Additionally, the computer will not be able to boot a different operating system like Linux unless that operating system is added to the BIOS.

UEFI

Older BIOS chips in computers allowed for a simple boot method of looking at physical locations on the disk to load the operating system. However, UEFI simplifies the process to having a single place where there is a boot partition that tells the computer where the operating system is located.

Installing Windows 11 on older hardware

There is currently a way to do this, it involves disabling support for TPM and Secure Boot in the registry during installation.

There are two ways to do this. The first is if you have a UEFI formatted drive, you can download the ISO from Microsoft and follow this guide.
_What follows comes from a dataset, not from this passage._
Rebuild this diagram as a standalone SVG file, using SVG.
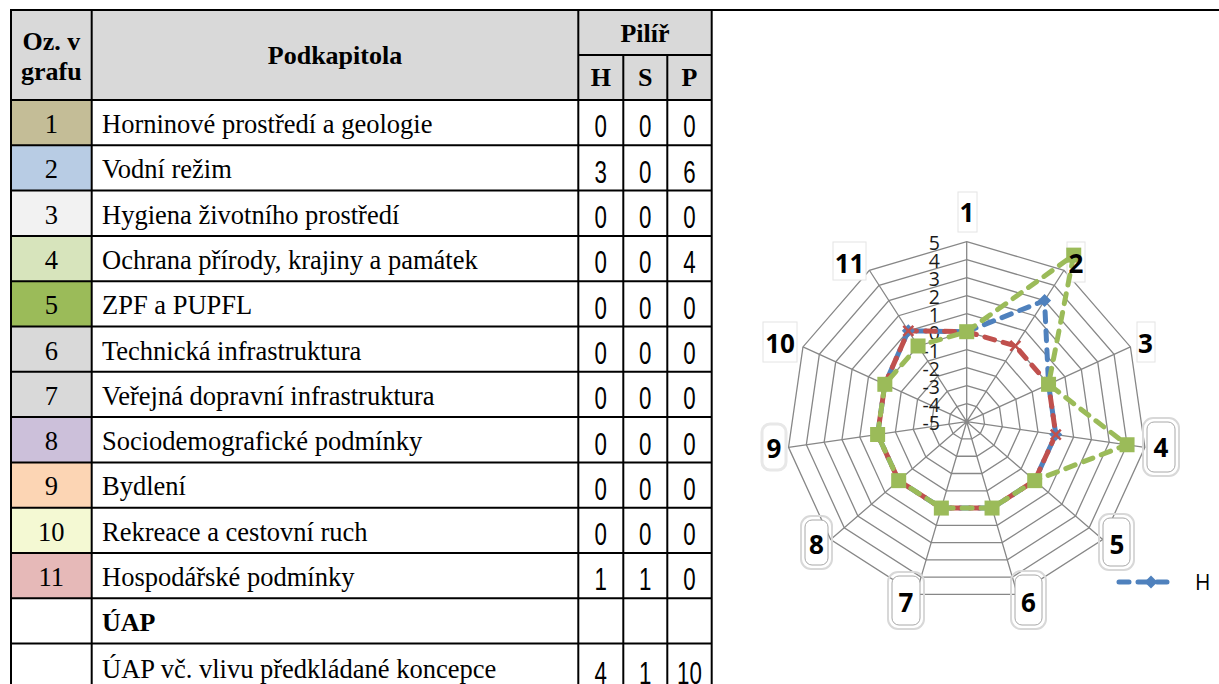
<svg xmlns="http://www.w3.org/2000/svg" width="1219" height="684" viewBox="0 0 1219 684">
<style>
.ln{stroke:#000;stroke-width:2;fill:none}
.sr{font-family:"Liberation Serif","Times New Roman",serif;font-size:26.5px;fill:#000}
.srb{font-family:"Liberation Serif","Times New Roman",serif;font-size:26px;font-weight:bold;fill:#000}
.num{font-family:"Liberation Sans",Arial,sans-serif;font-size:31px;fill:#000;text-anchor:middle}
.c{text-anchor:middle}
.grid{fill:none;stroke:#878787;stroke-width:1.3}
.tick{font-family:"Open Sans","Liberation Sans",sans-serif;font-size:19.5px;fill:#1a1a1a;text-anchor:end}
.ax{font-family:"Open Sans","Liberation Sans",sans-serif;font-size:26px;font-weight:bold;fill:#000;text-anchor:middle}
.bx{fill:#fff;stroke:#e4e4e4;stroke-width:1}
.bxr{fill:#fff;stroke:#a8a8a8;stroke-width:1}
.bxo{fill:none;stroke:#d8d8d8;stroke-width:2}
.sH{fill:none;stroke:#4F81BD;stroke-width:5;stroke-dasharray:10 9;stroke-linecap:round;stroke-linejoin:round}
.sS{fill:none;stroke:#C0504D;stroke-width:5;stroke-dasharray:10 9;stroke-linecap:round;stroke-linejoin:round}
.sP{fill:none;stroke:#9BBB59;stroke-width:5;stroke-dasharray:10 9;stroke-linecap:round;stroke-linejoin:round}
.mH{fill:#4F81BD}
.mS{stroke:#C0504D;stroke-width:2.5;fill:none}
.mP{fill:#9BBB59}
</style>
<defs>
<path id="dia" d="M0,-6.5 L6.5,0 L0,6.5 L-6.5,0 Z"/>
<path id="xx" d="M-5,-5 L5,5 M-5,5 L5,-5"/>
<rect id="sq" x="-7.5" y="-7.5" width="15" height="15"/>
</defs>
<rect width="1219" height="684" fill="#fff"/>

<g id="table">
<rect x="11" y="10" width="700.7" height="90" fill="#D9D9D9"/>
<g id="cellcolors">
<rect x="11" y="100" width="80.7" height="45.3" fill="#C4BD97"/>
<rect x="11" y="145.3" width="80.7" height="45.3" fill="#B8CCE4"/>
<rect x="11" y="190.6" width="80.7" height="45.3" fill="#F2F2F2"/>
<rect x="11" y="235.9" width="80.7" height="45.3" fill="#D7E4BC"/>
<rect x="11" y="281.2" width="80.7" height="45.3" fill="#9BBB59"/>
<rect x="11" y="326.5" width="80.7" height="45.3" fill="#D9D9D9"/>
<rect x="11" y="371.8" width="80.7" height="45.3" fill="#D9D9D9"/>
<rect x="11" y="417.1" width="80.7" height="45.3" fill="#CCC0DA"/>
<rect x="11" y="462.4" width="80.7" height="45.3" fill="#FCD5B4"/>
<rect x="11" y="507.7" width="80.7" height="45.3" fill="#F4F9D3"/>
<rect x="11" y="553" width="80.7" height="45.3" fill="#E6B9B8"/>
</g>
<g id="tablelines" class="ln">
<line x1="10" y1="10" x2="1219" y2="10"/>
<line x1="578.3" y1="55" x2="711.7" y2="55"/>
<line x1="10" y1="100" x2="711.7" y2="100"/>
<line x1="10" y1="145.3" x2="711.7" y2="145.3"/>
<line x1="10" y1="190.6" x2="711.7" y2="190.6"/>
<line x1="10" y1="235.9" x2="711.7" y2="235.9"/>
<line x1="10" y1="281.2" x2="711.7" y2="281.2"/>
<line x1="10" y1="326.5" x2="711.7" y2="326.5"/>
<line x1="10" y1="371.8" x2="711.7" y2="371.8"/>
<line x1="10" y1="417.1" x2="711.7" y2="417.1"/>
<line x1="10" y1="462.4" x2="711.7" y2="462.4"/>
<line x1="10" y1="507.7" x2="711.7" y2="507.7"/>
<line x1="10" y1="553" x2="711.7" y2="553"/>
<line x1="10" y1="598.3" x2="711.7" y2="598.3"/>
<line x1="10" y1="643.6" x2="711.7" y2="643.6"/>
<line x1="11" y1="10" x2="11" y2="684"/>
<line x1="91.7" y1="10" x2="91.7" y2="684"/>
<line x1="578.3" y1="10" x2="578.3" y2="684"/>
<line x1="623.3" y1="55" x2="623.3" y2="684"/>
<line x1="667.3" y1="55" x2="667.3" y2="684"/>
<line x1="711.7" y1="10" x2="711.7" y2="684"/>
</g>
<g id="header">
<text class="srb c" x="51.3" y="50">Oz. v</text>
<text class="srb c" x="51.3" y="80">grafu</text>
<text class="srb c" x="335" y="64">Podkapitola</text>
<text class="srb c" x="645" y="42">Pilíř</text>
<text class="srb c" x="600.8" y="86">H</text>
<text class="srb c" x="645.3" y="86">S</text>
<text class="srb c" x="689.5" y="86">P</text>
</g>
<g id="col1" class="sr c">
<text x="51.3" y="133">1</text>
<text x="51.3" y="178.3">2</text>
<text x="51.3" y="223.6">3</text>
<text x="51.3" y="268.9">4</text>
<text x="51.3" y="314.2">5</text>
<text x="51.3" y="359.5">6</text>
<text x="51.3" y="404.8">7</text>
<text x="51.3" y="450.1">8</text>
<text x="51.3" y="495.4">9</text>
<text x="51.3" y="540.7">10</text>
<text x="51.3" y="586">11</text>
</g>
<g id="col2">
<text class="sr" x="102" y="133">Horninové prostředí a geologie</text>
<text class="sr" x="102" y="178.3">Vodní režim</text>
<text class="sr" x="102" y="223.6">Hygiena životního prostředí</text>
<text class="sr" x="102" y="268.9">Ochrana přírody, krajiny a památek</text>
<text class="sr" x="102" y="314.2">ZPF a PUPFL</text>
<text class="sr" x="102" y="359.5">Technická infrastruktura</text>
<text class="sr" x="102" y="404.8">Veřejná dopravní infrastruktura</text>
<text class="sr" x="102" y="450.1">Sociodemografické podmínky</text>
<text class="sr" x="102" y="495.4">Bydlení</text>
<text class="sr" x="102" y="540.7">Rekreace a cestovní ruch</text>
<text class="sr" x="102" y="586">Hospodářské podmínky</text>
<text class="srb" x="102" y="631.3">ÚAP</text>
<text class="sr" x="102" y="678">ÚAP vč. vlivu předkládané koncepce</text>
</g>
<g id="values">
<g transform="translate(600.8,0) scale(0.72,1)">
<text class="num" x="0" y="137.5">0</text><text class="num" x="0" y="182.8">3</text><text class="num" x="0" y="228.1">0</text><text class="num" x="0" y="273.4">0</text><text class="num" x="0" y="318.7">0</text><text class="num" x="0" y="364">0</text><text class="num" x="0" y="409.3">0</text><text class="num" x="0" y="454.6">0</text><text class="num" x="0" y="499.9">0</text><text class="num" x="0" y="545.2">0</text><text class="num" x="0" y="590.5">1</text><text class="num" x="0" y="684">4</text>
</g>
<g transform="translate(645.3,0) scale(0.72,1)">
<text class="num" x="0" y="137.5">0</text><text class="num" x="0" y="182.8">0</text><text class="num" x="0" y="228.1">0</text><text class="num" x="0" y="273.4">0</text><text class="num" x="0" y="318.7">0</text><text class="num" x="0" y="364">0</text><text class="num" x="0" y="409.3">0</text><text class="num" x="0" y="454.6">0</text><text class="num" x="0" y="499.9">0</text><text class="num" x="0" y="545.2">0</text><text class="num" x="0" y="590.5">1</text><text class="num" x="0" y="684">1</text>
</g>
<g transform="translate(689.5,0) scale(0.72,1)">
<text class="num" x="0" y="137.5">0</text><text class="num" x="0" y="182.8">6</text><text class="num" x="0" y="228.1">0</text><text class="num" x="0" y="273.4">4</text><text class="num" x="0" y="318.7">0</text><text class="num" x="0" y="364">0</text><text class="num" x="0" y="409.3">0</text><text class="num" x="0" y="454.6">0</text><text class="num" x="0" y="499.9">0</text><text class="num" x="0" y="545.2">0</text><text class="num" x="0" y="590.5">0</text><text class="num" x="0" y="684">10</text>
</g>
</g>
</g>

<g id="radar">
<g id="grid" class="grid" transform="translate(966.7,421.7)">
<polygon points="0,-18 9.73,-15.14 16.37,-7.48 17.82,2.56 13.60,11.79 5.07,17.27 -5.07,17.27 -13.60,11.79 -17.82,2.56 -16.37,-7.48 -9.73,-15.14"/>
<polygon points="0,-36 19.46,-30.29 32.75,-14.96 35.63,5.12 27.21,23.57 10.14,34.54 -10.14,34.54 -27.21,23.57 -35.63,5.12 -32.75,-14.96 -19.46,-30.29"/>
<polygon points="0,-54 29.19,-45.43 49.12,-22.43 53.45,7.68 40.81,35.36 15.21,51.81 -15.21,51.81 -40.81,35.36 -53.45,7.68 -49.12,-22.43 -29.19,-45.43"/>
<polygon points="0,-72 38.93,-60.57 65.49,-29.91 71.27,10.25 54.41,47.15 20.28,69.08 -20.28,69.08 -54.41,47.15 -71.27,10.25 -65.49,-29.91 -38.93,-60.57"/>
<polygon points="0,-90 48.66,-75.71 81.87,-37.39 89.08,12.81 68.02,58.94 25.36,86.35 -25.36,86.35 -68.02,58.94 -89.08,12.81 -81.87,-37.39 -48.66,-75.71"/>
<polygon points="0,-108 58.39,-90.86 98.24,-44.87 106.90,15.37 81.62,70.72 30.43,103.62 -30.43,103.62 -81.62,70.72 -106.90,15.37 -98.24,-44.87 -58.39,-90.86"/>
<polygon points="0,-126 68.12,-106.0 114.61,-52.34 124.72,17.93 95.22,82.51 35.50,120.90 -35.50,120.90 -95.22,82.51 -124.72,17.93 -114.61,-52.34 -68.12,-106.0"/>
<polygon points="0,-144 77.85,-121.14 130.99,-59.82 142.53,20.49 108.83,94.30 40.57,138.17 -40.57,138.17 -108.83,94.30 -142.53,20.49 -130.99,-59.82 -77.85,-121.14"/>
<polygon points="0,-162 87.58,-136.28 147.36,-67.30 160.35,23.05 122.43,106.09 45.64,155.44 -45.64,155.44 -122.43,106.09 -160.35,23.05 -147.36,-67.30 -87.58,-136.28"/>
<polygon points="0,-180 97.32,-151.43 163.73,-74.78 178.17,25.62 136.04,117.87 50.71,172.71 -50.71,172.71 -136.04,117.87 -178.17,25.62 -163.73,-74.78 -97.32,-151.43"/>
<path d="M0,0 L0,-180 M0,0 L97.32,-151.43 M0,0 L163.73,-74.78 M0,0 L178.17,25.62 M0,0 L136.04,117.87 M0,0 L50.71,172.71 M0,0 L-50.71,172.71 M0,0 L-136.04,117.87 M0,0 L-178.17,25.62 M0,0 L-163.73,-74.78 M0,0 L-97.32,-151.43"/>
</g>
<g id="ticks" class="tick">
<text x="940" y="250">5</text>
<text x="940" y="268">4</text>
<text x="940" y="286">3</text>
<text x="940" y="304">2</text>
<text x="940" y="322">1</text>
<text x="940" y="340">0</text>
<text x="940" y="358">-1</text>
<text x="940" y="376">-2</text>
<text x="940" y="394">-3</text>
<text x="940" y="412">-4</text>
<text x="940" y="430">-5</text>
</g>
<g id="labelboxes">
<rect class="bx" x="958" y="192" width="19" height="40"/>
<rect class="bx" x="1067" y="242" width="18" height="40"/>
<rect class="bx" x="1137" y="322" width="18" height="40"/>
<rect class="bxo" x="1143" y="418" width="36" height="58" rx="10"/>
<rect class="bxr" x="1147" y="422" width="28" height="50" rx="7"/>
<rect class="bxo" x="1099" y="514" width="35" height="56" rx="10"/>
<rect class="bxr" x="1103" y="518" width="27" height="48" rx="7"/>
<rect class="bxo" x="1011" y="571" width="35" height="58" rx="10"/>
<rect class="bxr" x="1015" y="575" width="27" height="50" rx="7"/>
<rect class="bxo" x="888" y="572" width="36" height="57" rx="10"/>
<rect class="bxr" x="892" y="576" width="28" height="49" rx="7"/>
<rect class="bxo" x="801" y="516" width="31" height="53" rx="10"/>
<rect class="bxr" x="805" y="520" width="23" height="45" rx="7"/>
<rect x="762" y="424" width="24" height="46" rx="8" fill="#fff" stroke="#e8e8e8" stroke-width="3"/>
<rect class="bx" x="763" y="322" width="34" height="40"/>
<rect class="bx" x="833" y="242" width="33" height="38"/>
</g>
</g>

<g id="connectors">
<polygon class="sH" points="966.7,331.7 1044.55,300.55 1048.56,384.31 1055.78,434.51 1034.71,480.64 992.05,508.06 941.35,508.06 898.69,480.64 877.62,434.51 884.84,384.31 908.32,330.84"/>
<polygon class="sS" points="966.7,331.7 1015.35,345.98 1048.56,384.31 1055.78,434.51 1034.71,480.64 992.05,508.06 941.35,508.06 898.69,480.64 877.62,434.51 884.84,384.31 908.32,330.84"/>
<g id="markersH" class="mH">
<use href="#dia" x="966.7" y="331.7"/><use href="#dia" x="1044.55" y="300.55"/><use href="#dia" x="1048.56" y="384.31"/><use href="#dia" x="1055.78" y="434.51"/><use href="#dia" x="1034.71" y="480.64"/><use href="#dia" x="992.05" y="508.06"/><use href="#dia" x="941.35" y="508.06"/><use href="#dia" x="898.69" y="480.64"/><use href="#dia" x="877.62" y="434.51"/><use href="#dia" x="884.84" y="384.31"/><use href="#dia" x="908.32" y="330.84"/>
</g>
<g id="markersS" class="mS">
<use href="#xx" x="966.7" y="331.7"/><use href="#xx" x="1015.35" y="345.98"/><use href="#xx" x="1048.56" y="384.31"/><use href="#xx" x="1055.78" y="434.51"/><use href="#xx" x="1034.71" y="480.64"/><use href="#xx" x="992.05" y="508.06"/><use href="#xx" x="941.35" y="508.06"/><use href="#xx" x="898.69" y="480.64"/><use href="#xx" x="877.62" y="434.51"/><use href="#xx" x="884.84" y="384.31"/><use href="#xx" x="908.32" y="330.84"/>
</g>
<polygon class="sP" points="966.7,331.7 1073.74,255.12 1048.56,384.31 1127.05,444.75 1034.71,480.64 992.05,508.06 941.35,508.06 898.69,480.64 877.62,434.51 884.84,384.31 918.05,345.98"/>
<g id="markersP" class="mP">
<use href="#sq" x="966.7" y="331.7"/><use href="#sq" x="1073.74" y="255.12"/><use href="#sq" x="1048.56" y="384.31"/><use href="#sq" x="1127.05" y="444.75"/><use href="#sq" x="1034.71" y="480.64"/><use href="#sq" x="992.05" y="508.06"/><use href="#sq" x="941.35" y="508.06"/><use href="#sq" x="898.69" y="480.64"/><use href="#sq" x="877.62" y="434.51"/><use href="#sq" x="884.84" y="384.31"/><use href="#sq" x="918.05" y="345.98"/>
</g>
</g>

<g id="axislabels" class="ax">
<text x="967" y="222">1</text>
<text x="1076" y="273">2</text>
<text x="1145.5" y="353">3</text>
<text x="1161" y="457">4</text>
<text x="1117" y="554">5</text>
<text x="1028.5" y="611.5">6</text>
<text x="906" y="611.5">7</text>
<text x="816.5" y="554">8</text>
<text x="774" y="458">9</text>
<text x="780" y="353">10</text>
<text x="849.5" y="273">11</text>
</g>

<g id="legend">
<line class="sH" x1="1119" y1="582" x2="1176" y2="582"/>
<use href="#dia" x="1151" y="582" class="mH"/>
<text x="1195" y="590" font-family="'Open Sans','Liberation Sans',sans-serif" font-size="21" fill="#000">H</text>
</g>
</svg>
The second way for legacy BIOS is a bit more involved, as you need a Windows 10 ISO prepared on a USB stick. There is a guide that explains how to do that here.

If the issue is with the amount of memory required, there are additional registry changes outlined here.

Conclusion

The installation of Windows 11 on your computer is at your own risk. The instructions call for removing partitions from your drive which will mean you will lose your data if you haven’t backed it up.

Your computer will not be fast, and it may not be stable. Your computer was never designed for such a modern operating system.

Windows 10 on a Windows 7 machine is painful, Windows 11 on an early Windows 10 machine will be much worse.

If you have Windows 10, you don’t have to upgrade until 2025 anyway.